Your decision to multitask is great until you realize you missed an entire five minutes of your professor’s lecture. Surprise, your countless decisions led you here.
After getting out of class, you face new crossroads. What should you eat for lunch today? Is it worth getting a drink and a salad from King Arthur Flour Café, or should you go to Collis Café and then return to the library?
You have to decide whether it’s worth waiting in line for 20 minutes at KAF or walking a quarter mile to Collis. To make a decision, you think about many things: how cold does it look outside? How much time do you have between classes, and how many of your friends are in the KAF line?
If you end up going to Collis and get some eggs, you have to decide how many you want, how you want them cooked and what toppings to add.
And if you get a smoothie you have to decide the fruits you want, whether you want skim, whole or some other milk, protein, kale, honey or cinnamon. The options are endless.
But if you go to KAF, you have to choose from dozens of different combinations of drinks and pastries.
This is when knowing exactly what you want is helpful. There is no reason to deviate from your two eggs over easy with nothing on them.
Time to return to the library. Are you feeling First Floor Berry or Third Floor Berry? Which restroom do you prefer (or tolerate more)? These are important questions when you will be sitting in one spot for hours. You have to factor in what your priorities are for the day. Do you want to catch up with friends on FFB or do you want to get things done on a quieter level up?

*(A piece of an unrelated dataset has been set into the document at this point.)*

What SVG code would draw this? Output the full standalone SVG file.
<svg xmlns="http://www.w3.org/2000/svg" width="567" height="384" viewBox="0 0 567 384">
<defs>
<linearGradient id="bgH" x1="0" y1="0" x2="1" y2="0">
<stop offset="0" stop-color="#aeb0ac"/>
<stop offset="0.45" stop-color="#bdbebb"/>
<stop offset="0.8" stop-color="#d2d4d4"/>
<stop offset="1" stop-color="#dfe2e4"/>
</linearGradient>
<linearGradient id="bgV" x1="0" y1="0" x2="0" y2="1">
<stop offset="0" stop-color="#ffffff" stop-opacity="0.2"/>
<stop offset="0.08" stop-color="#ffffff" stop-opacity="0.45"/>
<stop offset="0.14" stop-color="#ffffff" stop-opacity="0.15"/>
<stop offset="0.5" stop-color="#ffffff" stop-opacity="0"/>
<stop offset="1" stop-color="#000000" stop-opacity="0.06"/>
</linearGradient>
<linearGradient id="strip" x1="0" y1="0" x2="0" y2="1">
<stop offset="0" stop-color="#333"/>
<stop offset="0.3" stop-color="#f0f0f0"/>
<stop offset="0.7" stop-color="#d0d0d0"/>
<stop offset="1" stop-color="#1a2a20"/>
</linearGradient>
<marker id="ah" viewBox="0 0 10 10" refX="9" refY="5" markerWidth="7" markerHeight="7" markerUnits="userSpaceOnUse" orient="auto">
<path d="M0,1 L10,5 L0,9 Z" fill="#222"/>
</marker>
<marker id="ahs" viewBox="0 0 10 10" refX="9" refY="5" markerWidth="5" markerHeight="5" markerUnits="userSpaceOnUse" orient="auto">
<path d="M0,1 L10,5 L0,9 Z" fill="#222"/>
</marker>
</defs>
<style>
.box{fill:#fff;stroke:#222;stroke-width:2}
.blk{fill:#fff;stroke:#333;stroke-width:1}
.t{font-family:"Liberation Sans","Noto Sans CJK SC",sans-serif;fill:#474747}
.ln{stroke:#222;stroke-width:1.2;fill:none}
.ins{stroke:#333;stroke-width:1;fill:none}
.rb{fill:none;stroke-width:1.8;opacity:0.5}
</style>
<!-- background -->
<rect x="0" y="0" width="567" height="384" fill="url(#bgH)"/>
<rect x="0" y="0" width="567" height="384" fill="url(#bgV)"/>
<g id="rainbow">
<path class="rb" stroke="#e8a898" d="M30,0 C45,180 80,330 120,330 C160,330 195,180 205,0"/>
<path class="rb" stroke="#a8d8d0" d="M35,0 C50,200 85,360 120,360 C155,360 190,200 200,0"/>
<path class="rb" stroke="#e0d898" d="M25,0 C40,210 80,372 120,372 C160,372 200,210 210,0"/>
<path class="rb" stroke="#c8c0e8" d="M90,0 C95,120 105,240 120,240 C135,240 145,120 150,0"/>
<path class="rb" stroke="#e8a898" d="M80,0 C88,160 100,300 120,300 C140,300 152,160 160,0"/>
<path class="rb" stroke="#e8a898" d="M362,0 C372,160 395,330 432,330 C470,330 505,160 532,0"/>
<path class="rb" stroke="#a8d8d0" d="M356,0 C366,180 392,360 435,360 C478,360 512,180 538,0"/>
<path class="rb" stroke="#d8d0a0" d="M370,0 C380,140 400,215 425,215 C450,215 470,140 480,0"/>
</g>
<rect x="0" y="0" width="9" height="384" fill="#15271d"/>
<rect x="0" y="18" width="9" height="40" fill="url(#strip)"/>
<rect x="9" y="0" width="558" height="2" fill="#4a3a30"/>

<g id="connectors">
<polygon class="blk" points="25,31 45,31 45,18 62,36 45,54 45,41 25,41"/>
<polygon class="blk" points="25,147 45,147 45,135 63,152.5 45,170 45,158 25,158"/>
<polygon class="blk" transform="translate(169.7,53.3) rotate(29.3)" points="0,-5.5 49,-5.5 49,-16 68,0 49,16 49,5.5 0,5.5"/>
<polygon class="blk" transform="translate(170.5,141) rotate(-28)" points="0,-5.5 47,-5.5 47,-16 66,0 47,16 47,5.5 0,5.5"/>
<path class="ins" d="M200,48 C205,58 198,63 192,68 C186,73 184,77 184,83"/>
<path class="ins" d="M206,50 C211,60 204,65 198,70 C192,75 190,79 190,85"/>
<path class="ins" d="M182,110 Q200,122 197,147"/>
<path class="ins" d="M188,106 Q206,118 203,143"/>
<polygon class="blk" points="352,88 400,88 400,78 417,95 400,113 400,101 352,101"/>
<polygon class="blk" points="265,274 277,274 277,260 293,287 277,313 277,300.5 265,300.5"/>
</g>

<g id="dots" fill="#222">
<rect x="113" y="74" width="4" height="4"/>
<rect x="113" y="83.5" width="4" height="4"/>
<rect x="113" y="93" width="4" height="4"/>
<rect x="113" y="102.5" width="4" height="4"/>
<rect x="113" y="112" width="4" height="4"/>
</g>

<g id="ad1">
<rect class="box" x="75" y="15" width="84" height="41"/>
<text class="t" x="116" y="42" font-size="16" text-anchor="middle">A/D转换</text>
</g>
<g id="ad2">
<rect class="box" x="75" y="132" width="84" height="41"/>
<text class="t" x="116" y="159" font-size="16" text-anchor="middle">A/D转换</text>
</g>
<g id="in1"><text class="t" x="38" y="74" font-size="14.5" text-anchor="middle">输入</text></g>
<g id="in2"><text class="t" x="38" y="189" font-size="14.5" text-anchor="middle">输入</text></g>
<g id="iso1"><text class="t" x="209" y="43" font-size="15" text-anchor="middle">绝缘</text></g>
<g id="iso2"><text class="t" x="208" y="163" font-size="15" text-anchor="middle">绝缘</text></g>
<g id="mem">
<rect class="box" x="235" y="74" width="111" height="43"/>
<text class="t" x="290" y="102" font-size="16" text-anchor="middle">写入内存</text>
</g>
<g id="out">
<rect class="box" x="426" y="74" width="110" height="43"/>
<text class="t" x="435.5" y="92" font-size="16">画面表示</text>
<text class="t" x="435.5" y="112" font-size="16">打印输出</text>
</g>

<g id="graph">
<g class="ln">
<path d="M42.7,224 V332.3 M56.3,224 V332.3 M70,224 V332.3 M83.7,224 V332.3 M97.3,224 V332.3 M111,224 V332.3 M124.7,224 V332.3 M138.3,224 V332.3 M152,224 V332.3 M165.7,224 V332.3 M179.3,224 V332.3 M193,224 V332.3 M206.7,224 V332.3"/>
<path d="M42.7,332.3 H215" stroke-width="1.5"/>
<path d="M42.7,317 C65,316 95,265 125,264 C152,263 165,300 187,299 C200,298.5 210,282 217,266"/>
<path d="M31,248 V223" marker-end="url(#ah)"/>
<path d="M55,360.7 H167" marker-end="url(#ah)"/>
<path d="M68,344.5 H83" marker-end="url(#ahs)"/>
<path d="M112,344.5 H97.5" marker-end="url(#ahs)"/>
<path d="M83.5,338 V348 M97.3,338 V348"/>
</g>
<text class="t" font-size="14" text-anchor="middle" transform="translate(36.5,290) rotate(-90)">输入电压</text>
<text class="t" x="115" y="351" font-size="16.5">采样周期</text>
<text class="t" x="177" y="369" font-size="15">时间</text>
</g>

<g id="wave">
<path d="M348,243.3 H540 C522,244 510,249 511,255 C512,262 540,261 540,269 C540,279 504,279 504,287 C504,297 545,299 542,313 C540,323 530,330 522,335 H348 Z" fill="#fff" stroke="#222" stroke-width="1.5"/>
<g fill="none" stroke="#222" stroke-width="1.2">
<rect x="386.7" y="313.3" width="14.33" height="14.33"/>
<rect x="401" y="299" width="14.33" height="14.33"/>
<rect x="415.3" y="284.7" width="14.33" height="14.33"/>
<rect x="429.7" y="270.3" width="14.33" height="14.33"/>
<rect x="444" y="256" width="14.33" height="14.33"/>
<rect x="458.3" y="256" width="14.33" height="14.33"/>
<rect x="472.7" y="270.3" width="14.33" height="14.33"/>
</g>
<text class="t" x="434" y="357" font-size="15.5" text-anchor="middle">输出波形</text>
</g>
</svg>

The next decision will be choosing the work you want to get done or sitting on your computer or phone for an hour and looking through your email, your GroupMe messages or friends’ Snapchat stories.

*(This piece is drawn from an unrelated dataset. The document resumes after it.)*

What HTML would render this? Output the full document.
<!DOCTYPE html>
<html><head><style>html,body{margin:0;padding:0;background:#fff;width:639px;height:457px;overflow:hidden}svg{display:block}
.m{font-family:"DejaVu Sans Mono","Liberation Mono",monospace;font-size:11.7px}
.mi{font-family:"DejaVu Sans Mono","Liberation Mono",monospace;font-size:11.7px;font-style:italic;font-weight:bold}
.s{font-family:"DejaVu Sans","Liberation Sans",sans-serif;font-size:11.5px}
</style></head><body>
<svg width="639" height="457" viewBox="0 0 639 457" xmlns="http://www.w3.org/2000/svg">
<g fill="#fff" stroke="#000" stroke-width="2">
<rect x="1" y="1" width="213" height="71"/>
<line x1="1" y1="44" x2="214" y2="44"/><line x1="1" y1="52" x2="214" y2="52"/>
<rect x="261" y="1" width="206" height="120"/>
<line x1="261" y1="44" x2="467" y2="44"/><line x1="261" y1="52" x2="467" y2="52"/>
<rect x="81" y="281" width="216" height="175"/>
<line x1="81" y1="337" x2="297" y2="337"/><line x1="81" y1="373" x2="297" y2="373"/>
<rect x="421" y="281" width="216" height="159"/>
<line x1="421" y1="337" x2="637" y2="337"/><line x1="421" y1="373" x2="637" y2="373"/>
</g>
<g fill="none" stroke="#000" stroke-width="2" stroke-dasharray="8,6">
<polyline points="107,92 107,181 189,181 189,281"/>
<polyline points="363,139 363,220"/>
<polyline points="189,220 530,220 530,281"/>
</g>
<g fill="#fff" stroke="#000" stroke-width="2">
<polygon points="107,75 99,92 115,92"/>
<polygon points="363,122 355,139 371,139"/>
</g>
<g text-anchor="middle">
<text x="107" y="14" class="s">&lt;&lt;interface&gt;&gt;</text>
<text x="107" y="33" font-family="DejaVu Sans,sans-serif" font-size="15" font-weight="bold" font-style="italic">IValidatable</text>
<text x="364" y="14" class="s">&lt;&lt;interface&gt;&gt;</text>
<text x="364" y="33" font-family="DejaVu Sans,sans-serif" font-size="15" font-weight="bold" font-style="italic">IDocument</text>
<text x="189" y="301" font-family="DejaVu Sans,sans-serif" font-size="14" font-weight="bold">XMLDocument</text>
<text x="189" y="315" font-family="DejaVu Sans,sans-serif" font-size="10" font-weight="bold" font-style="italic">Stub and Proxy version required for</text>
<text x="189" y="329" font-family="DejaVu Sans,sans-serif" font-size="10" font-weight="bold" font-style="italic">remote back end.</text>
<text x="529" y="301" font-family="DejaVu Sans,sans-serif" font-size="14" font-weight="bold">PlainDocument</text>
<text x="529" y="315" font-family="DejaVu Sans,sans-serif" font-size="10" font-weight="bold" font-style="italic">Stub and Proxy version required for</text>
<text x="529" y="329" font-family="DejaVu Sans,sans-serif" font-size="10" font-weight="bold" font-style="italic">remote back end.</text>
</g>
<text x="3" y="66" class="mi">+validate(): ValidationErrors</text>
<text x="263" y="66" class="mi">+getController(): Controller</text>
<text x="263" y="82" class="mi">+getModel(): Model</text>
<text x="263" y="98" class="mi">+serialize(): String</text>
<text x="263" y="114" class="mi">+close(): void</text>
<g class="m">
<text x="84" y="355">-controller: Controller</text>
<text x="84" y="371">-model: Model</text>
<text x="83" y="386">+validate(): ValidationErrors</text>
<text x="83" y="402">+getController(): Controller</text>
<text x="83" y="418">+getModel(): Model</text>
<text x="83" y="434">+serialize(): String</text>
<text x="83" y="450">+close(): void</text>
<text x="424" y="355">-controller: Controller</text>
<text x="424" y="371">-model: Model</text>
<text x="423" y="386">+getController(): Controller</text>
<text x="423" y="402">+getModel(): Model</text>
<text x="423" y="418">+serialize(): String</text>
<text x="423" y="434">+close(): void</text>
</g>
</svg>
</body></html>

Then, after a while it’s time for dinner. The options are endless. Actually, not in Hanover, but you can still choose from Collis, the Courtyard Café, Novack Café or the Class of 1953 Commons.
There you will be able to make even more decisions. Some of the most exciting ones are deciding which side you want to sit on at Foco or who you are having dinner with.
The period between dinner and bedtime is full of possibilities. What you decide to do most likely depends on whether it’s the first week of the term or midterm season. This is perhaps one of the most interesting periods in a day for students to make decisions.
After a long day, you have to decide what time to go to bed. It’s 2 a.m., but your notifications are still calling for you. But you have to wake up the next morning and do it all over again, all 35,000 decisions, too. There is a reason why we do not consciously make all of these decisions a day. It would be draining, and you would have zero energy for anything else.
In the midst of so much, it only makes sense that among the 35,000 decisions we make in a day, it is almost guaranteed that irrational and sometimes regrettable decisions will be made.
Like shopping on Amazon for one thing and spending an hour reading reviews, looking at the comments section on YouTube, placing clothing on your wishlist that you could never wear in the dead of winter, taking three really hard classes your freshman fall, taking Computer Science 1 for fun or taking Chemistry 6 for your science distributive. Or sending a flitz freshman year to someone you have never met.
This time you made all of the right decisions and have made it all the way to the end of this article. And whether the decision to snooze your alarm one more time tomorrow morning will change something major as the butterfly effect would suggest, it is something we cannot know. Don’t be overwhelmed.